# START OF SUPPLIED DATA

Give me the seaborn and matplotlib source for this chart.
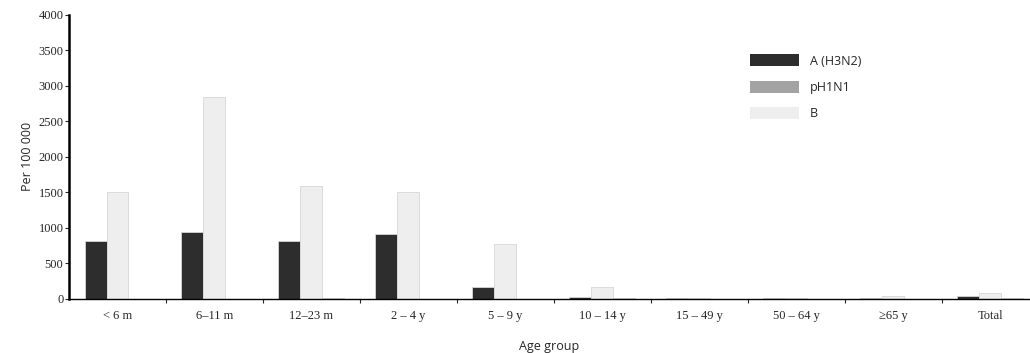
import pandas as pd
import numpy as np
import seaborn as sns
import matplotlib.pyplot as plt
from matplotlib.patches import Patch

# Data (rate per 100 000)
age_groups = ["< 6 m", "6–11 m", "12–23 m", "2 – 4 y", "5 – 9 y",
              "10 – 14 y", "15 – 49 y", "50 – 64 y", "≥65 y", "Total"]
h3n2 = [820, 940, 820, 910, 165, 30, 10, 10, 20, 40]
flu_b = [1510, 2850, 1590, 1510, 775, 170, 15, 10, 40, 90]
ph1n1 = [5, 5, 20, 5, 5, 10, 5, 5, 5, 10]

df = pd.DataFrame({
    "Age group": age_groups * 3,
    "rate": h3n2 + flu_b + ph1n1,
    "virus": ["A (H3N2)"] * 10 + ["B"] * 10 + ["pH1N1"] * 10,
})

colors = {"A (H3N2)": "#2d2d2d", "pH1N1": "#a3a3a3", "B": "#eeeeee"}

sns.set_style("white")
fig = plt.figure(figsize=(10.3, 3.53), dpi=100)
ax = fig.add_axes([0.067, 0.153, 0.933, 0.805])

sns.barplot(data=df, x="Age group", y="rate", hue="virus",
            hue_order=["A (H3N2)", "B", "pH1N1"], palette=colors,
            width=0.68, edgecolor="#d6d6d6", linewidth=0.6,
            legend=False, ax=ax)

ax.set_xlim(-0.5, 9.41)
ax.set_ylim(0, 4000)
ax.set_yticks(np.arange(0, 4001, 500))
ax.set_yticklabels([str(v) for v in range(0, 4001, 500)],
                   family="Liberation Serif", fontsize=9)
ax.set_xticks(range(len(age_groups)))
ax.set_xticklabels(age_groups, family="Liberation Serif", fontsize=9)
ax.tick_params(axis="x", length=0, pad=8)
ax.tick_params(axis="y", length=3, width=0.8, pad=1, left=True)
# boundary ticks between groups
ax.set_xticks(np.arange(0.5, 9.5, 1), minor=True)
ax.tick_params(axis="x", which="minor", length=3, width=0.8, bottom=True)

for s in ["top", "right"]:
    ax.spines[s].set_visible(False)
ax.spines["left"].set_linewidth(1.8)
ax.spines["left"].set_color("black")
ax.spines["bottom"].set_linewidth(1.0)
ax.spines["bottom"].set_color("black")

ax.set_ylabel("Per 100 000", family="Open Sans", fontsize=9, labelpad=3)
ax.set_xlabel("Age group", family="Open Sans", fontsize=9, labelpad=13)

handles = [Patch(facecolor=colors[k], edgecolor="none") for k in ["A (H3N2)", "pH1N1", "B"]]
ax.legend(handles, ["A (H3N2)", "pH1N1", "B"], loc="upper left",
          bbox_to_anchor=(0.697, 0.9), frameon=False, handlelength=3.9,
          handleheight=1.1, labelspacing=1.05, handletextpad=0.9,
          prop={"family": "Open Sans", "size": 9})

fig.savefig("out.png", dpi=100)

# END OF SUPPLIED DATA

Give again exactly the lines running from the beginning of the material above through the line that contains "from matplotlib.patches import Patch", and leave out every picture.

Give me the seaborn and matplotlib source for this chart.
import pandas as pd
import numpy as np
import seaborn as sns
import matplotlib.pyplot as plt
from matplotlib.patches import Patch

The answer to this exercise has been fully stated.